The employee nearly jumped out of her skin when she heard me speak. Mother smiled and nodded, “우리 며느리예요.” She’s my daughter-in-law.
The way people reacted to us while shopping was interesting. One person asked me if we were speaking French (what?) and when I said Korean she just couldn’t believe I could speak Korean and how did I learn Korean? (I’m tempted to say I woke up and could magically speak it.)
At the restaurant we had lunch at the hostess froze and said, “Are you speaking Korean?” Turns out she went to some private high school mostly made up of Korean students, so she knew a few phrases and how to write and read Hangul. Mother was impressed.
Other people were looking at us, and I suspect they were trying to figure out our relationship. I mean, a late-twenties white woman with a mid-fifties Korean woman and nobody else around? That’s a bit odd. If Good Man had been there, they would’ve been able to figure it out. At least he’s the right age and skin color to be Mother’s child or nephew or something.
Round Three: Fight!
When I modeled a lovely dress, Mother said, “다이어트해…” Go on a diet.

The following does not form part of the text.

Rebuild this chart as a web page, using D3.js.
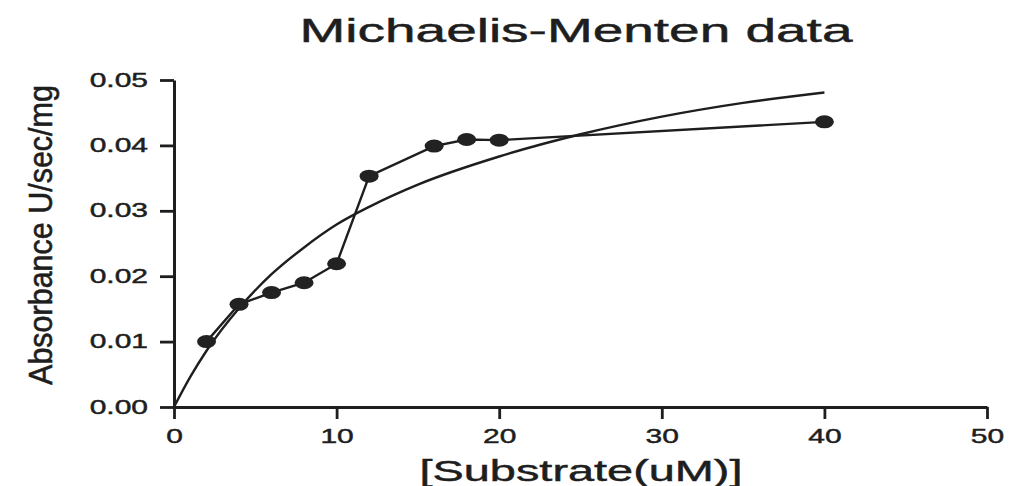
<!DOCTYPE html>
<html>
<head>
<meta charset="utf-8">
<script src="https://cdn.jsdelivr.net/npm/d3@7"></script>
<style>
  body { margin: 0; background: #fff; }
  svg { display: block; }
  text { font-family: "Liberation Sans", Arial, sans-serif; fill: #1e1e1e; stroke: #1e1e1e; stroke-width: 0.45px; }
</style>
</head>
<body>
<svg id="chart" width="1009" height="486"></svg>
<script>
// Measured initial velocities
const substrate = [2, 4, 6, 8, 10, 12, 16, 18, 20, 40];
const velocity  = [0.0100, 0.0157, 0.0175, 0.0190, 0.0219, 0.0353, 0.0399, 0.0409, 0.0408, 0.0436];

// Fitted Michaelis-Menten curve, sampled
const fitSubstrate = [0, 1, 2, 4, 6, 8, 10, 12, 15, 20, 25, 30, 35, 40];
const fitVelocity  = [0, 0.0046, 0.0086, 0.0151, 0.0203, 0.0244, 0.0279, 0.0306, 0.0340, 0.0383, 0.0417, 0.0444, 0.0465, 0.0481];

const xTicks = [0, 10, 20, 30, 40, 50];
const yTicks = [0, 0.01, 0.02, 0.03, 0.04, 0.05];

const titleText = "Michaelis-Menten data";
const xLabel = "[Substrate(uM)]";
const yLabel = "Absorbance U/sec/mg";

const svg = d3.select("#chart");
const ink = "#1e1e1e";
const stretch = 1.5;   // glyphs are drawn wide

const x = d3.scaleLinear().domain([0, 50]).range([174, 987]);
const y = d3.scaleLinear().domain([0, 0.05]).range([407, 80]);

// Axes
const xAxis = svg.append("g")
  .attr("transform", `translate(0,${y(0)})`)
  .call(d3.axisBottom(x).tickValues(xTicks).tickSize(12).tickSizeOuter(0).tickFormat(d3.format("d")));
const yAxis = svg.append("g")
  .attr("transform", `translate(${x(0)},0)`)
  .call(d3.axisLeft(y).tickValues(yTicks).tickSize(14).tickSizeOuter(0).tickFormat(d3.format(".2f")));

[xAxis, yAxis].forEach(g => {
  g.select(".domain").attr("stroke", ink).style("stroke-width", "3px");
  g.selectAll(".tick line").attr("stroke", ink).style("stroke-width", "2.8px");
  g.selectAll(".tick text")
    .style("font-family", '"Liberation Sans", Arial, sans-serif')
    .attr("font-size", 20)
    .attr("fill", ink);
});

xAxis.selectAll(".tick text")
  .attr("y", 36).attr("dy", 0)
  .attr("transform", `scale(${stretch},1)`);

yAxis.selectAll(".tick text")
  .attr("x", -26 / stretch).attr("dy", "0.3em")
  .attr("transform", `scale(${stretch},1)`);

// Fitted curve
const fitLine = d3.line()
  .x((d, i) => x(fitSubstrate[i]))
  .y(d => y(d))
  .curve(d3.curveMonotoneX);
svg.append("path")
  .datum(fitVelocity)
  .attr("d", fitLine)
  .attr("fill", "none")
  .attr("stroke", ink)
  .attr("stroke-width", 2.4);

// Data connected point to point
const dataLine = d3.line()
  .x((d, i) => x(substrate[i]))
  .y(d => y(d));
svg.append("path")
  .datum(velocity)
  .attr("d", dataLine)
  .attr("fill", "none")
  .attr("stroke", ink)
  .attr("stroke-width", 2.4);

svg.append("g").selectAll("ellipse")
  .data(velocity)
  .join("ellipse")
  .attr("cx", (d, i) => x(substrate[i]))
  .attr("cy", d => y(d))
  .attr("rx", 9.5)
  .attr("ry", 6.5)
  .attr("fill", "#222");

// Text stretched horizontally to a given width
function wideText(cx, baseline, size, width, str) {
  const t = svg.append("text")
    .attr("text-anchor", "middle")
    .attr("font-size", size)
    .text(str);
  const natural = t.node().getComputedTextLength();
  t.attr("transform", `translate(${cx},${baseline}) scale(${width / natural},1)`);
  return t;
}

wideText(576, 42, 33, 553, titleText);
wideText(581, 481, 29, 323, xLabel);

// Vertical label: long axis along the page height, glyphs widened across
const yl = svg.append("text")
  .attr("text-anchor", "middle")
  .attr("font-size", 26)
  .text(yLabel);
const yNatural = yl.node().getComputedTextLength();
yl.attr("transform", `translate(52,235) rotate(-90) scale(${300 / yNatural},1.3)`);
</script>
</body>
</html>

It was the second time Mother had said it, and while I know logically that Koreans show love by commenting about weight, I was tired of it. “어머니, 다시 말하시면, 저는 갈거예요.” Mother, if you say it again, I will go home.
I won, because she didn’t say it again.
Round Four: Fight!
Mother has been making breakfast, lunch, and dinner most meals. This morning breakfast included tomato juice, which Mother made this morning.
I have a weird relationship with tomatoes. I love tomato sauce, paste, and salsa, but I hate raw tomatoes. I pick them off of salads and sandwiches. I can stand one small can of V8 because it’s got some other ingredients in it.
Mother had made pure tomato juice—with a dollop of olive oil in it.
I said, “Mother…I really don’t like tomatoes.”
I drank two large gulps.
“Mother, I really don’t like tomatoes.”
“You eat pasta sauce and that has tomatoes—”
Good Man tried to help me out, “No, she really doesn’t like tomatoes…”
While he was explaining, I was muttering, “Where did these tomatoes come from? We didn’t have tomatoes in the house. I don’t usually buy tomatoes. Who bought these tomatoes? I hate tomatoes.”
Mother raised her voice to scold me, “Tomato juice is very healthy! So is extra-virgin olive oil!”
“Mother,” I said, “you like all foods?”
“All foods everywhere?”
I laughed, “So you would eat cow eyeballs?”
Mother started laughing, “No…”
“Well, this is like cow eyeballs to me.”
Mother picked up my glass and plunked it in front of Good Man. “You drink it.” She made me get some orange juice.
A few minutes later she told me to eat more fruit. I was feeling full. “[Good Man] hasn’t eaten any fruit,” I said.
“He’s drinking your tomato juice!”
Maybe that Fight! was a three-way draw.